Photo-controlled RAFT polymerization mediated by organic/inorganic hybrid photoredox catalysts: enhanced catalytic efficiency

Metalloporphyrins (MTPPs) play an important role in the conversion of light energy to initiate photoinduced electron transfer-reversible addition-fragmentation chain transfer (PET-RAFT) polymerization, in which zinc tetraphenylporphyrin (ZnTPP) has attracted a high degree of attention. However, the self-aggregation effect of porphyrins in some organic solvents such as dimethyl sulphoxide (DMSO) leads to quenching of the excited state of the MTPPs and reduces their photocatalytic capacity in a concentration-dependent manner.
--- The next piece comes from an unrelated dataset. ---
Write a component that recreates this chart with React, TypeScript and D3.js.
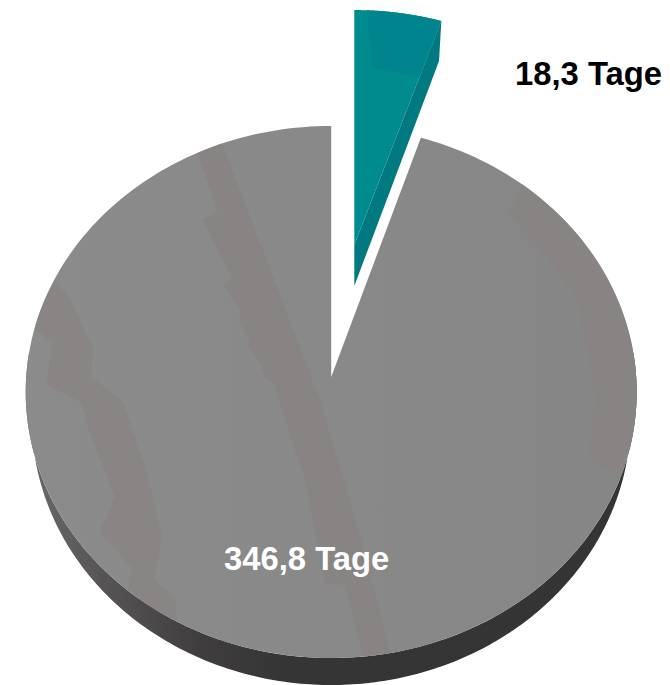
import React from "react";
import * as d3 from "d3";

// Days per category, in drawing order (clockwise from twelve o'clock)
const categories = ["Ausgefallen", "Verfügbar"];
const days = [18.3, 346.8];
const dayLabels = ["18,3 Tage", "346,8 Tage"];

const WIDTH = 670;
const HEIGHT = 685;
const FONT = "'Liberation Sans', Arial, sans-serif";

// Tilted disc: a unit circle seen in perspective around its apex
const TILT = -0.0564;
const discFrame = { x: 331.2, y: 377, rx: 305, ry: 265.2 };
const wedgeFrame = { x: 354.3, y: 245, rx: 296, ry: 248.2 };

type Frame = typeof discFrame;
type Pt = [number, number];

const project = (f: Frame, angle: number, radius = 1): Pt => {
  const u = Math.sin(angle) * radius;
  const v = -Math.cos(angle) * radius;
  const w = 1 + TILT * v;
  return [f.x + (f.rx * u) / w, f.y + (f.ry * v) / w];
};

const line = d3.line<Pt>();
const arcPoints = (f: Frame, a0: number, a1: number, steps = 240): Pt[] =>
  d3.range(steps + 1).map((i) => project(f, a0 + ((a1 - a0) * i) / steps));

const sectorPath = (f: Frame, a0: number, a1: number) =>
  line([[f.x, f.y], ...arcPoints(f, a0, a1)]) + "Z";

// Side wall of the disc: upper rim forward, lower rim back
const WALL_DROP = 27;
const WALL_SHRINK = 0.98;
const wallPath = () => {
  const upper = arcPoints(discFrame, Math.PI * 0.47, Math.PI * 1.53);
  const lower = upper
    .map(([x, y]): Pt => [
      discFrame.x + (x - discFrame.x) * WALL_SHRINK,
      y + WALL_DROP,
    ])
    .reverse();
  return line([...upper, ...lower]) + "Z";
};

// Faint warm facets in the grey surface
const greyFacets: Pt[][] = [
  [
    [197, 153], [218, 210], [203, 220], [232, 278], [224, 287], [242, 313],
    [238, 320], [250, 340], [248, 345], [260, 363], [265, 377], [275, 385],
    [282, 410], [295, 450], [305, 478], [325, 583], [346, 585], [366, 670],
    [394, 670], [359, 533], [320, 400], [217, 130], [190, 130],
  ],
  [
    [55, 280], [30, 325], [52, 342], [47, 385], [81, 402], [90, 433],
    [115, 497], [100, 532], [132, 568], [128, 590], [178, 630], [175, 597],
    [154, 580], [162, 537], [147, 473], [122, 400], [91, 377], [93, 347],
    [70, 300],
  ],
  [
    [524, 180], [510, 215], [545, 255], [578, 300], [596, 400], [588, 458],
    [625, 482], [660, 450], [660, 240], [590, 180],
  ],
];

const wedgeFacet: Pt[] = [
  [366, 0], [372, 68], [420, 77], [450, 20], [450, 0],
];

export default function App() {
  const slices = d3.pie<number>().sort(null)(days);
  const [wedge, rest] = slices;
  const discPath = sectorPath(discFrame, rest.startAngle, rest.endAngle);
  const wedgeTop = sectorPath(wedgeFrame, wedge.startAngle, wedge.endAngle);
  const edgeTop = project(wedgeFrame, wedge.endAngle);
  const wedgeWall: Pt[] = [
    [wedgeFrame.x, wedgeFrame.y],
    edgeTop,
    [edgeTop[0] - 2.3, edgeTop[1] + 40],
    [wedgeFrame.x, wedgeFrame.y + 41],
  ];

  return (
    <svg
      width={WIDTH}
      height={HEIGHT}
      viewBox={`0 0 ${WIDTH} ${HEIGHT}`}
      style={{ position: "absolute", left: 0, top: 0, background: "#fff" }}
    >
      <defs>
        <linearGradient id="wallShade" gradientUnits="userSpaceOnUse" x1="30" x2="640" y1="0" y2="0">
          <stop offset="0" stopColor="#6a6868" />
          <stop offset="0.12" stopColor="#565454" />
          <stop offset="0.28" stopColor="#3f3d3d" />
          <stop offset="0.42" stopColor="#363535" />
          <stop offset="1" stopColor="#343434" />
        </linearGradient>
        <linearGradient id="greyShade" gradientUnits="userSpaceOnUse" x1="30" x2="640" y1="0" y2="0">
          <stop offset="0" stopColor="#8b8b8b" />
          <stop offset="1" stopColor="#868686" />
        </linearGradient>
        <clipPath id="discClip">
          <path d={discPath} />
        </clipPath>
        <clipPath id="wedgeClip">
          <path d={wedgeTop} />
        </clipPath>
      </defs>

      <g aria-label={categories[1]}>
        <path d={wallPath()} fill="url(#wallShade)" />
        <path d={discPath} fill="url(#greyShade)" />
        <g clipPath="url(#discClip)">
          {greyFacets.map((f, i) => (
            <path key={i} d={line(f) + "Z"} fill="#878381" opacity={0.75} />
          ))}
        </g>
      </g>

      <g aria-label={categories[0]}>
        <path d={line(wedgeWall) + "Z"} fill="#007a80" />
        <path d={wedgeTop} fill="#008b8f" />
        <path d={line(wedgeFacet) + "Z"} fill="#00858f" clipPath="url(#wedgeClip)" />
      </g>

      <g fontFamily={FONT} fontWeight="bold" fontSize={32.8}>
        <text x={515} y={85} fill="#000">{dayLabels[0]}</text>
        <text x={224} y={570} fill="#fff">{dayLabels[1]}</text>
      </g>
    </svg>
  );
}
In this study, a ZnTPP-POSS organic/inorganic complex was fabricated by linking a polyhedral oligomeric silsesquioxane (POSS) to ZnTPP. The aggregation of the photocatalyst was efficiently depressed in a PET-RAFT polymerization which was catalyzed by ZnTPP-POSS under green light ( λ max = 515 nm, 3 mW cm −2 ). Compared to ZnTPP, the reactions using ZnTPP-POSS as the photocatalyst were well controlled for different monomers with accelerated reaction rates. Well-defined block copolymers were successfully achieved by the chain-extension reaction which demonstrates the high-end fidelities of this polymerization approach. Photo-controlled RAFT polymerization mediated by an organic/inorganic hybrid photoredox catalyst (ZnTPP-POSS) was performed and showed enhanced catalytic efficiency compared with the ZnTPP photocatalyst.